De modo que la torre inaccesible de Umm-ar-Rasas era la columna de un estilita, en este caso de forma cuadrada, pero probablemente, la única bien conservada en el mundo. La columna era un referente de primer orden de la ciudad, como lo prueba el que figurase representada en los mosaicos de sus iglesias. Resulta evidente que, disponer de un estilita, dotaba a Umm-ar-Rasas de un brillo espiritual que la situaba en una posición preferente ante otras ciudades cercanas de cara a ganar mayor afluencia de peregrinos, el lucrativo turismo de la época. 

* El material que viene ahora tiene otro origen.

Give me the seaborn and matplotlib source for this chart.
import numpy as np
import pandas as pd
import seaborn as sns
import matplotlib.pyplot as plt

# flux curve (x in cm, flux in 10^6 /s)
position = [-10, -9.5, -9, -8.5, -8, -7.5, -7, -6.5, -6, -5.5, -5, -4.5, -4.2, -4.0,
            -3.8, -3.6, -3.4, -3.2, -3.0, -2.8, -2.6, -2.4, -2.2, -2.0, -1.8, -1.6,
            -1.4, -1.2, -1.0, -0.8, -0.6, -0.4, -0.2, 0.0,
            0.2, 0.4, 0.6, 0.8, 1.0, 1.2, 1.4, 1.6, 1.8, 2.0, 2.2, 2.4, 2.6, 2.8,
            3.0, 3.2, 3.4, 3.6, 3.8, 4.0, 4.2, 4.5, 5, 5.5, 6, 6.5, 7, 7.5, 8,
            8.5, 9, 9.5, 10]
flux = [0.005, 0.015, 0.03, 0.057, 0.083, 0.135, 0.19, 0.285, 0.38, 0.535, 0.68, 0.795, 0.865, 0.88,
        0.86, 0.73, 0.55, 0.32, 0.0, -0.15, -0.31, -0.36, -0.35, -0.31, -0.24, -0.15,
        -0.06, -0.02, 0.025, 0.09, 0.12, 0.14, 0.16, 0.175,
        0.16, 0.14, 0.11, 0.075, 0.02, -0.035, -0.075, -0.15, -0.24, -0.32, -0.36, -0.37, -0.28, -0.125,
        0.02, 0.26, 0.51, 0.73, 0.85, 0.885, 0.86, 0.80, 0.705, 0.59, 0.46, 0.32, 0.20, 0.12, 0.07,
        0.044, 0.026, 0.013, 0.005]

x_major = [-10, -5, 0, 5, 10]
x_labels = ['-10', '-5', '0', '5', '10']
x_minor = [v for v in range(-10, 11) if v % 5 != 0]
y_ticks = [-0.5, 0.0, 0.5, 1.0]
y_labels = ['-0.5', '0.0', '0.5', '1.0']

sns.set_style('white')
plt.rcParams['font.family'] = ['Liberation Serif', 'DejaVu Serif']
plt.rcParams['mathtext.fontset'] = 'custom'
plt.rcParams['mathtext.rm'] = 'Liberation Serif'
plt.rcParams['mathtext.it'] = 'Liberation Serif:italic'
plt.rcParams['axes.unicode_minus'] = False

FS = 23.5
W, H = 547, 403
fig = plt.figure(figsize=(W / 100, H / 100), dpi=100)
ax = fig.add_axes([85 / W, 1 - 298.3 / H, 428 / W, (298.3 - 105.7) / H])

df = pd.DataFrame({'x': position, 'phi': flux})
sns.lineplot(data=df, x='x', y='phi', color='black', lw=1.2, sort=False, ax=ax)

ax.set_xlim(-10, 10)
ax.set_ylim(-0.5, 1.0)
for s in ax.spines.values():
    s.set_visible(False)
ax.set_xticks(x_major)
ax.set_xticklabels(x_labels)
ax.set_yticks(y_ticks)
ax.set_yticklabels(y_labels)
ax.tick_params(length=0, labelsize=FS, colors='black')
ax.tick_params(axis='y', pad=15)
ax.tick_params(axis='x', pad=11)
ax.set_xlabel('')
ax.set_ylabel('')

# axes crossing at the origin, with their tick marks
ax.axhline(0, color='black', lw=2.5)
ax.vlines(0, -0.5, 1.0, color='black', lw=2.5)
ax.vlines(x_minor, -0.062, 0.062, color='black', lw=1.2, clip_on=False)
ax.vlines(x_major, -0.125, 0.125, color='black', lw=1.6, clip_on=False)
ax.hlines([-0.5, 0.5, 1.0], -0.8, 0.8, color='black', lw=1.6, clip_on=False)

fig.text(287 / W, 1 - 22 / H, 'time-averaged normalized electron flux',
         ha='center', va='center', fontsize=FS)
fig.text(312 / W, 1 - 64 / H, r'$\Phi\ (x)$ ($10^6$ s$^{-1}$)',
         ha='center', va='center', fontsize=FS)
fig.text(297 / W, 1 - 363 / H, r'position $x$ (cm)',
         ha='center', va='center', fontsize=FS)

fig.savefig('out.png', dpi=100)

LA COLUMNA DE UMM-AR-RASAS, REPRESENTADA EN LOS MOSAICOS DE UNA DE LAS IGLESIAS. O.L.La columna de Umm-ar-Rasas, representada en los mosaicos de una de las iglesias | Foto: O.L

LA VERDADERA INCÓGNITA

Si algo podemos sacar en claro de todo esto, es la complejidad del fenómeno humano. La nueva neurología, que reduce nuestra mente a una estación de cableado, gestionada a través de señales eléctricas y químicas, explicará sin duda cómo el placer se transmuta en dolor y viceversa. Pero, si lo que somos es el resultado de la adaptación al medio, nadie puede explicar por qué la Naturaleza, que tan limitadas satisfacciones nos da por nuestros esfuerzos, nos ha legado esa puerta trasera, que conduce a una inmensa felicidad, eludiendo precisamente la búsqueda del placer, la lucha y la competencia, que son las reglas  que la misma naturaleza ha establecido como los mecanismos para evolucionar y sobrevivir. 

RAZONES DELIRANTES Y DELIRIOS RAZONABLES

Con seguridad, Simeón tendría su propia explicación para este fenómeno, y muy distinta de la nuestra que, humildemente, deberíamos respetar. Porque, si a algo conduce el avance de la ciencia, es a ser cada vez más conscientes de que no detentamos, ni mucho menos, el conocimiento. La sensatez desde la que juzgamos el delirio ajeno es vista justamente como un delirio por aquellos a los que juzgamos. Aunque resulte paradójico, visiones del mundo tan incompatibles son en realidad la consecuencia de que, por debajo de las culturas con las que nos disfracemos, todos somos asombrosamente parecidos.